2023年3月期から国内で実施となるバーゼルIIIの規制方針が公表され、コメント期間も終わったことから、6月のターゲットを前に告示改正案のパブコメ募集という形になる。バーゼルIIIと言われて久しいがようやく完全実施が近づいてきた。
国際合意上は、OTCデリバティブ取引の想定元本1000億ユーロ以下の金融機関は、CVAリスクについて簡便法の利用が可能だが、日本では国際基準行は簡便法は認められない。国内基準行は、CVAリスクの対象となるデリバティブ取引の元本合計が10兆円以下であれば簡便法が使える。少し古いもので基準が完全に一致しているかよく分からないが、以前公表された1兆円リスト上は40社しかなかった。10兆円というとかなりの大きさなのでほとんどの国内基準行は簡便法が使えるようになるように思う。資本賦課の水準はデリバティブ取引の信用リスク・アセットの額に12%を乗じて得た額となっている。

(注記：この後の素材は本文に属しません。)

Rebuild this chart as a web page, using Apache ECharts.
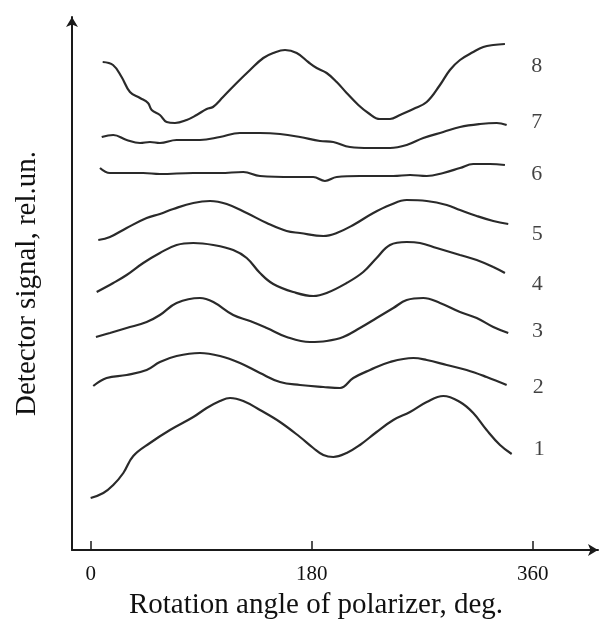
<!DOCTYPE html>
<html>
<head>
<meta charset="utf-8">
<script src="https://cdn.jsdelivr.net/npm/echarts@6/dist/echarts.min.js"></script>
<style>
html,body{margin:0;padding:0;background:#fff;}
#chart{width:606px;height:625px;}
</style>
</head>
<body>
<div id="chart"></div>
<script>
// Rotation angle (deg), detector signal (rel. units)
const curve1 = [[0,52],[10.3,57],[18.4,65],[26.6,77],[34.7,94],[48.3,107],[64.6,120],[83.6,133],[94.5,142],[105.3,149],[113.5,152],[124.3,149],[137.9,140],[154.2,128],[170.5,113],[181.3,102],[189.5,95],[197.6,93],[208.5,97],[219.3,105],[232.9,118],[246.5,130],[260.1,138],[273.7,148],[287.2,154],[300.8,148],[311.6,137],[322.5,120],[333.4,105],[342.9,96]];
const curve2 = [[2.1,164],[13.0,172],[29.3,175],[45.6,180],[56.4,188],[70.0,194],[89.0,197],[105.3,194],[121.6,187],[137.9,177],[154.2,168],[170.5,165],[189.5,163],[203.1,162],[213.9,172],[227.5,180],[243.8,188],[262.8,192],[273.7,190],[290.0,185],[306.2,180],[322.5,173],[338.8,165]];
const curve3 = [[4.3,213],[15.7,217],[29.3,222],[45.6,228],[56.4,235],[70.0,247],[89.0,252],[99.9,248],[116.1,235],[129.8,229],[143.4,222],[159.6,213],[178.6,208],[192.2,209],[205.7,213],[219.3,222],[232.9,232],[246.5,242],[257.4,250],[270.9,252],[284.5,247],[300.8,238],[314.4,232],[327.9,223],[340.1,217]];
const curve4 = [[4.9,258],[18.4,267],[29.3,275],[42.8,287],[56.4,297],[70.0,305],[83.6,307],[99.9,305],[116.1,300],[127.1,292],[137.9,277],[148.7,266],[165.0,258],[181.3,254],[192.2,257],[208.5,267],[222.0,278],[232.9,292],[243.8,305],[257.4,308],[268.2,307],[281.8,302],[300.8,295],[314.4,290],[327.9,283],[337.4,277]];
const curve5 = [[6.2,310],[15.7,313],[29.3,322],[45.6,332],[56.4,336],[67.3,341],[83.6,347],[97.2,349],[110.8,346],[127.1,337],[143.4,327],[159.6,319],[170.5,317],[189.5,314],[200.4,317],[213.9,325],[230.2,337],[243.8,345],[257.4,350],[273.7,349],[290.0,345],[300.8,340],[314.4,334],[327.9,329],[340.1,326]];
const curve6 = [[7.6,382],[15.7,377],[29.3,377],[42.8,377],[56.4,376],[83.6,377],[105.3,377],[124.3,378],[137.9,374],[165.0,373],[181.3,373],[190.8,369],[200.4,373],[219.3,374],[246.5,374],[260.1,375],[273.7,374],[287.2,377],[300.8,382],[311.6,386],[325.2,386],[337.4,385]];
const curve7 = [[9.0,413],[18.4,415],[29.3,410],[40.2,407],[48.3,408],[56.4,407],[70.0,410],[89.0,410],[105.3,413],[121.6,417],[137.9,417],[154.2,416],[170.5,413],[186.8,409],[197.6,408],[211.2,403],[227.5,402],[243.8,402],[257.4,405],[270.9,412],[287.2,418],[300.8,423],[317.1,426],[330.7,427],[338.8,425]];
const curve8 = [[9.8,488],[18.2,485],[25.2,473],[32.0,458],[40.2,452],[46.7,447],[49.7,440],[56.4,435],[61.9,428],[68.7,427],[78.2,430],[86.3,435],[94.5,441],[99.6,443],[107.8,453],[118.9,467],[129.8,480],[140.6,492],[148.7,497],[158.3,500],[167.8,497],[177.2,488],[184.1,482],[192.2,477],[200.4,468],[208.5,457],[218.0,445],[226.1,437],[235.6,431],[243.8,431],[251.9,435],[262.8,441],[273.7,448],[284.5,465],[292.6,480],[300.8,490],[311.6,498],[319.8,503],[327.9,505],[337.4,506]];

const curveNames = ['1','2','3','4','5','6','7','8'];
const labelX = [365.3, 364.5, 364.0, 363.8, 363.7, 363.3, 363.3, 363.3];
const labelY = [101, 163, 219, 266, 316, 376, 428, 484];
const xTicks = [0, 180, 360];

const curves = [curve1, curve2, curve3, curve4, curve5, curve6, curve7, curve8];
const serif = 'Liberation Serif';
const lineColor = '#2a2a2a';
const textColor = '#111111';

const series = curves.map((c, i) => ({
  name: curveNames[i],
  type: 'line',
  data: c,
  smooth: 0.4,
  symbol: 'none',
  lineStyle: { color: lineColor, width: 2.2 },
  silent: true
}));
series.push({
  type: 'scatter',
  symbolSize: 0,
  silent: true,
  data: curveNames.map((n, i) => ({ value: [labelX[i], labelY[i]], name: n })),
  label: {
    show: true,
    position: 'inside',
    formatter: p => p.name,
    fontFamily: serif,
    fontSize: 22,
    color: textColor
  }
});

const chart = echarts.init(document.getElementById('chart'), null, { renderer: 'canvas' });
chart.setOption({
  animation: false,
  backgroundColor: '#ffffff',
  grid: { left: 72, right: 8, top: 17, bottom: 75, containLabel: false },
  xAxis: {
    type: 'value',
    min: -15.2,
    max: 413.2,
    splitLine: { show: false },
    axisLine: { show: true, onZero: false, symbol: ['none', 'arrow'], symbolSize: [9, 10], lineStyle: { color: '#1a1a1a', width: 2 } },
    axisTick: { show: true, inside: true, length: 9, customValues: xTicks, lineStyle: { color: '#1a1a1a', width: 1.5 } },
    axisLabel: { show: true, customValues: xTicks, margin: 14, fontFamily: serif, fontSize: 21, color: textColor },
    name: 'Rotation angle of polarizer, deg.',
    nameLocation: 'middle',
    nameGap: 41,
    nameTextStyle: { fontFamily: serif, fontSize: 29, color: textColor, padding: [0, 38, 0, 0] }
  },
  yAxis: {
    type: 'value',
    min: 0,
    max: 533,
    splitLine: { show: false },
    axisLine: { show: true, onZero: false, symbol: ['none', 'arrow'], symbolSize: [9, 10], lineStyle: { color: '#1a1a1a', width: 2 } },
    axisTick: { show: false },
    axisLabel: { show: false },
    name: 'Detector signal, rel.un.',
    nameLocation: 'middle',
    nameRotate: 90,
    nameGap: 30,
    nameTextStyle: { fontFamily: serif, fontSize: 29, color: textColor }
  },
  series: series
});
</script>
</body>
</html>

その他注目されるのばバンキング勘定とトレーディング勘定の厳格な分類を告示に規定する予定というコメントだ。これが従来より厳しくなるかどうかに注目が集まる。
そのほか株式や資本制商品のリスクウェイトの扱いについても記載がある。非上場株式のうち250%のリスクウェイトが適用されるものの範囲についてQ&Aで明確化が図られる予定だ。持ち合い株の扱いについてのリスクウェイトが焦点になろう。